§ What needs to be done
Identify each line below that contains the word "this", and copy it out.

§ Records to process
— BEGIN —

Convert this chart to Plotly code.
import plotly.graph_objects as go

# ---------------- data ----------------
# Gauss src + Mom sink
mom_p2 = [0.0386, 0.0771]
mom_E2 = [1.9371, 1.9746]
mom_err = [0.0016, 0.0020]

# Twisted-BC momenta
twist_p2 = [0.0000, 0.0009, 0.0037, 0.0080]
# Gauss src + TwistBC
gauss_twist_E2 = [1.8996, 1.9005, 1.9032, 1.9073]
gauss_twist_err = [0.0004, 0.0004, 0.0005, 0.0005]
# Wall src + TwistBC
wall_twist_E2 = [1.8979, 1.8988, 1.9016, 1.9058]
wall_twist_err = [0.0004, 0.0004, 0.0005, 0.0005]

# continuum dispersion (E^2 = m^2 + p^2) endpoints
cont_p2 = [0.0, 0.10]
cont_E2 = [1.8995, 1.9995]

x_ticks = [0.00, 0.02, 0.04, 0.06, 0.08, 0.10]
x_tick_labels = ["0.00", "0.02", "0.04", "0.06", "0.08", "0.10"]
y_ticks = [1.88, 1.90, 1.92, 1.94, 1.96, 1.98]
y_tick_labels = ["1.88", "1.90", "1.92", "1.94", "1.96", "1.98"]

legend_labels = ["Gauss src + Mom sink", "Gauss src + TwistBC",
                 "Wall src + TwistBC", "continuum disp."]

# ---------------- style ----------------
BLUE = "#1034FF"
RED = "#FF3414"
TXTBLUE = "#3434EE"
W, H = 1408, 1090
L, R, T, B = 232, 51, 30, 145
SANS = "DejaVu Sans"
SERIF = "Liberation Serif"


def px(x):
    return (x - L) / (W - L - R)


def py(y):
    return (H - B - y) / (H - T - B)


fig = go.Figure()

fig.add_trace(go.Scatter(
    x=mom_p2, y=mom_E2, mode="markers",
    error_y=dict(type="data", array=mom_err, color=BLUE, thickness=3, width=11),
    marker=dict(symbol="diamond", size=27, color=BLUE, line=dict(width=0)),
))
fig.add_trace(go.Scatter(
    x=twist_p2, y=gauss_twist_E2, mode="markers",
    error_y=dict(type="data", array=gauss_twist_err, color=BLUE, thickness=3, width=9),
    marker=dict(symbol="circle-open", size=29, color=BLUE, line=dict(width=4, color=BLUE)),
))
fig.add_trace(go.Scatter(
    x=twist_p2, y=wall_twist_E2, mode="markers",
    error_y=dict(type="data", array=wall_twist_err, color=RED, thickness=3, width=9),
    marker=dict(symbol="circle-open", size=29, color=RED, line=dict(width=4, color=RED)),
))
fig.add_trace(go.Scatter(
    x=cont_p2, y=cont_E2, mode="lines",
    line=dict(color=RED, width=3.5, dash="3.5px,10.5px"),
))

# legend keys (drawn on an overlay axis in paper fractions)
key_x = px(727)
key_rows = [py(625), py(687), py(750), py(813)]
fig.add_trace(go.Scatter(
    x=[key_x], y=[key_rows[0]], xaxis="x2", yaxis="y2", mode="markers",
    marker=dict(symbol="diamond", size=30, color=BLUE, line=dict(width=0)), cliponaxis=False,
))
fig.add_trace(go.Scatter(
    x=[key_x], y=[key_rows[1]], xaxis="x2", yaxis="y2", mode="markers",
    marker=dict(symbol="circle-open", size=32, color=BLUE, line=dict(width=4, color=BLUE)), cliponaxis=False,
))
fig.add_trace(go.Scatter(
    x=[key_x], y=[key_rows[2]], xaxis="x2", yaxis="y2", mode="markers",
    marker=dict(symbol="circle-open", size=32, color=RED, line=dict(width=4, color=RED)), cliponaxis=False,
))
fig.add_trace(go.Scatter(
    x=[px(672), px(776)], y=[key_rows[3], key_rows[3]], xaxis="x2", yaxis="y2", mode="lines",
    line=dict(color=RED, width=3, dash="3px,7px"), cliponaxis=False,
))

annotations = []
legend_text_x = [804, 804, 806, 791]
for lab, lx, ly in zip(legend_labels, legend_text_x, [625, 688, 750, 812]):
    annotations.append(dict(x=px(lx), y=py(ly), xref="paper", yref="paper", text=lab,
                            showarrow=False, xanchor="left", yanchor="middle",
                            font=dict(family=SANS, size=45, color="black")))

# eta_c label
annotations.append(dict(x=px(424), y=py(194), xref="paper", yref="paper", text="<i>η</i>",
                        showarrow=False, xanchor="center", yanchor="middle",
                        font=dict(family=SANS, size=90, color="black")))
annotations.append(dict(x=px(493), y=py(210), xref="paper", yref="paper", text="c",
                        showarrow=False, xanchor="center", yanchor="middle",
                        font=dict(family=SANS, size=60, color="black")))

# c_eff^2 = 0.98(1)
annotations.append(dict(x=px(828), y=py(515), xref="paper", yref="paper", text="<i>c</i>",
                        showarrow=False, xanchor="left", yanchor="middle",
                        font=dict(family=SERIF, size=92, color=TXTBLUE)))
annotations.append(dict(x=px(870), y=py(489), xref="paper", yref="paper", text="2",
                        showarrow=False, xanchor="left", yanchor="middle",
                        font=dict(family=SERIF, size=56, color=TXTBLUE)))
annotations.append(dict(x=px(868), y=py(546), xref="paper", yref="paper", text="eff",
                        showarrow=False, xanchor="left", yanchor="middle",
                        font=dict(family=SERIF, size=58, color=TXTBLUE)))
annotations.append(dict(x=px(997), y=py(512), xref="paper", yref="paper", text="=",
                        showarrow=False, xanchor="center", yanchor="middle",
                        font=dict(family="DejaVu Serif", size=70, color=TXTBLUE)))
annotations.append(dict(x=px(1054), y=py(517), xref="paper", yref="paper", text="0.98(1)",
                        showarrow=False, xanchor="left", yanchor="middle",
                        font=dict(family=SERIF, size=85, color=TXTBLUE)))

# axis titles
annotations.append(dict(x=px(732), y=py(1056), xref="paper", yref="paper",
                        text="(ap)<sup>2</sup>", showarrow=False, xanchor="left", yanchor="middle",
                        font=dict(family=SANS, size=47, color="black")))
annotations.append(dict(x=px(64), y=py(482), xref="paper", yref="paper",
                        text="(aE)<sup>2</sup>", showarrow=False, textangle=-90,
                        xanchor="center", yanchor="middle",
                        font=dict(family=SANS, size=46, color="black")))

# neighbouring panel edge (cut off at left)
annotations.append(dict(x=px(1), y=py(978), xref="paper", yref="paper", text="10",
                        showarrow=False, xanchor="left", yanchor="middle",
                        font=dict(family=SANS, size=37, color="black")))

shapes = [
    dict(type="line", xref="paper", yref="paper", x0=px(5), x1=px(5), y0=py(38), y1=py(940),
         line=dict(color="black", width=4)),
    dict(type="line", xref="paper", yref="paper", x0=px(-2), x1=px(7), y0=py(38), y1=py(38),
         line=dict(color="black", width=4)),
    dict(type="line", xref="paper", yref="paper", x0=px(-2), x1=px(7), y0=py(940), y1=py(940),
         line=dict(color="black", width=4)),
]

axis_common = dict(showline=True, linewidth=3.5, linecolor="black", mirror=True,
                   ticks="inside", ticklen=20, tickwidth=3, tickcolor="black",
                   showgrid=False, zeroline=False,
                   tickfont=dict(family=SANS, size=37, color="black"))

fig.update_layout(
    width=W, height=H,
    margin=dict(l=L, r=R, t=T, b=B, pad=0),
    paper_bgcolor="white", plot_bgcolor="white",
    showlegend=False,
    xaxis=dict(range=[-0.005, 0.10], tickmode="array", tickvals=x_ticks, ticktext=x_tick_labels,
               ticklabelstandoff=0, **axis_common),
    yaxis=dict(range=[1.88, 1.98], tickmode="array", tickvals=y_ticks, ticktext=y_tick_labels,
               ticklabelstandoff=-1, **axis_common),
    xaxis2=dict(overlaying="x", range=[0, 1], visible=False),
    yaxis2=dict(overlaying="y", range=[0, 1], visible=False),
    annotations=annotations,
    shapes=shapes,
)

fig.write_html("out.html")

— END —
— BEGIN —

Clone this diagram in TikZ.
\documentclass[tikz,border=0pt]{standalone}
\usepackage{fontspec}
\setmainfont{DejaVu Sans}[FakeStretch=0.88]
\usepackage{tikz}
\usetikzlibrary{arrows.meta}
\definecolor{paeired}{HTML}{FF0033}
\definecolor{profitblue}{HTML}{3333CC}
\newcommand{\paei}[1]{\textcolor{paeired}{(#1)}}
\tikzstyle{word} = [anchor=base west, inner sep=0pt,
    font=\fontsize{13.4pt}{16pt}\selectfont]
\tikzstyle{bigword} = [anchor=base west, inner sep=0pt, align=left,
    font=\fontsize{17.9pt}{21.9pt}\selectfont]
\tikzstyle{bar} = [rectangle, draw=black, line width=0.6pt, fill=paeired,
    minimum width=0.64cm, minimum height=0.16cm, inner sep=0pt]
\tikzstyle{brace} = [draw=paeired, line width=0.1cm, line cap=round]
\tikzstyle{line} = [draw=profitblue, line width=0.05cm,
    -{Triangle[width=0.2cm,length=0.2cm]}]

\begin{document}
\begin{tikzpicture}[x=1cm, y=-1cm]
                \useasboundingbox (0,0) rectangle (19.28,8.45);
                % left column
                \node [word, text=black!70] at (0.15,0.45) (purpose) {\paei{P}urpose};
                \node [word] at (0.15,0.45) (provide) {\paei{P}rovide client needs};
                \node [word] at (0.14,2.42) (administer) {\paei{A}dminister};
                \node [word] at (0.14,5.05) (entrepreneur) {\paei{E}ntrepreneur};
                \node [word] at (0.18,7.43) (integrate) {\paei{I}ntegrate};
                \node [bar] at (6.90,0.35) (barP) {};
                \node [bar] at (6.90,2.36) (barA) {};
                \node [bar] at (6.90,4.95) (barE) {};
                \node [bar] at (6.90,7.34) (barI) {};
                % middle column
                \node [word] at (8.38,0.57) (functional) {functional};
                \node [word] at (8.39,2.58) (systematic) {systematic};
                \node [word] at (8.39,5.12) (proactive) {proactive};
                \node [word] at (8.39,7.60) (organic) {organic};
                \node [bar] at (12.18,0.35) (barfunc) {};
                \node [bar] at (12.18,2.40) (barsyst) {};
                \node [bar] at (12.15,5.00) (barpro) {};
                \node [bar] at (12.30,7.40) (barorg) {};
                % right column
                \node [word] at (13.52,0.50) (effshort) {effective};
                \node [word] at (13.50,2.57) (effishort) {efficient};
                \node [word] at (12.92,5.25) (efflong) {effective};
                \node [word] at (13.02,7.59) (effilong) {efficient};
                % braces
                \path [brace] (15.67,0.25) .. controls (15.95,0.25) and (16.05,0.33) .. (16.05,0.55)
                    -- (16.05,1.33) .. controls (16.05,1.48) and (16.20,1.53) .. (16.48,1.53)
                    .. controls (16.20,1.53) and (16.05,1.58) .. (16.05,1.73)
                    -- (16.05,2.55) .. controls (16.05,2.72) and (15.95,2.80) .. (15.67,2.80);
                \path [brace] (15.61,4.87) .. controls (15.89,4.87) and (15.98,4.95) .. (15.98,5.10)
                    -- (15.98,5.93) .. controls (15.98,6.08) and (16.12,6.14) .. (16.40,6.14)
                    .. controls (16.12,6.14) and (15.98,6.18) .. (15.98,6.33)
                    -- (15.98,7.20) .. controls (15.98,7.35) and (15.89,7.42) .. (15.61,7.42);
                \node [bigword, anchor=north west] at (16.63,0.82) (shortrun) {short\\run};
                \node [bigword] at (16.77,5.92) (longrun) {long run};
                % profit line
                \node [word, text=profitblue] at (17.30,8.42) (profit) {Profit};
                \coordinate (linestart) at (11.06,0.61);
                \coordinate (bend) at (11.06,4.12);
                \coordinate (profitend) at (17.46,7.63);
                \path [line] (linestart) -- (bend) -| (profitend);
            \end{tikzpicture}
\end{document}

— END —
— BEGIN —

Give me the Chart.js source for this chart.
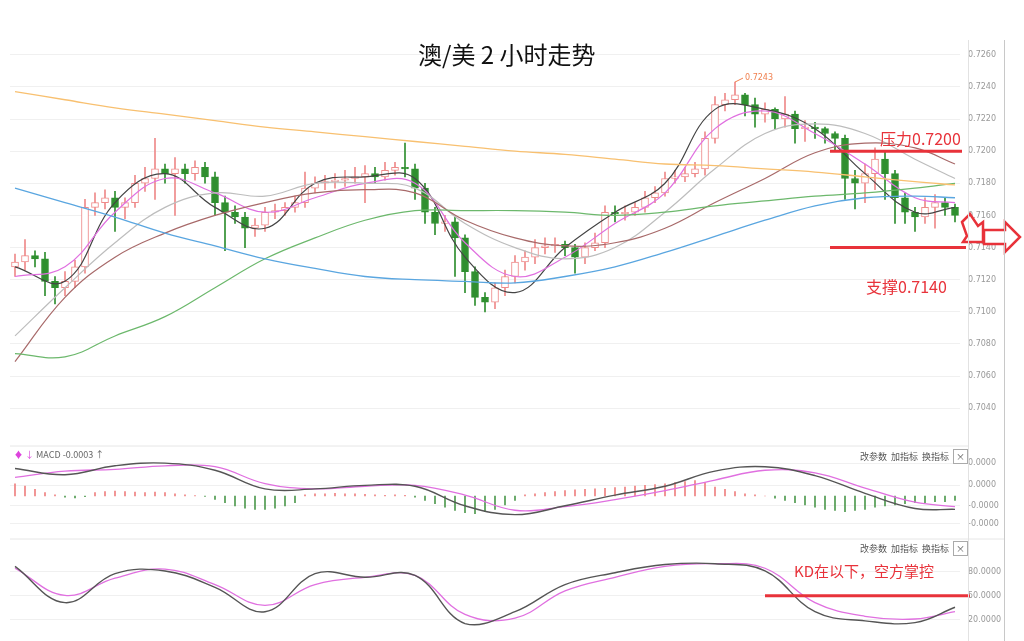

— END —

§ Response below
Convert this chart to Plotly code.
Clone this diagram in TikZ.
Give me the Chart.js source for this chart.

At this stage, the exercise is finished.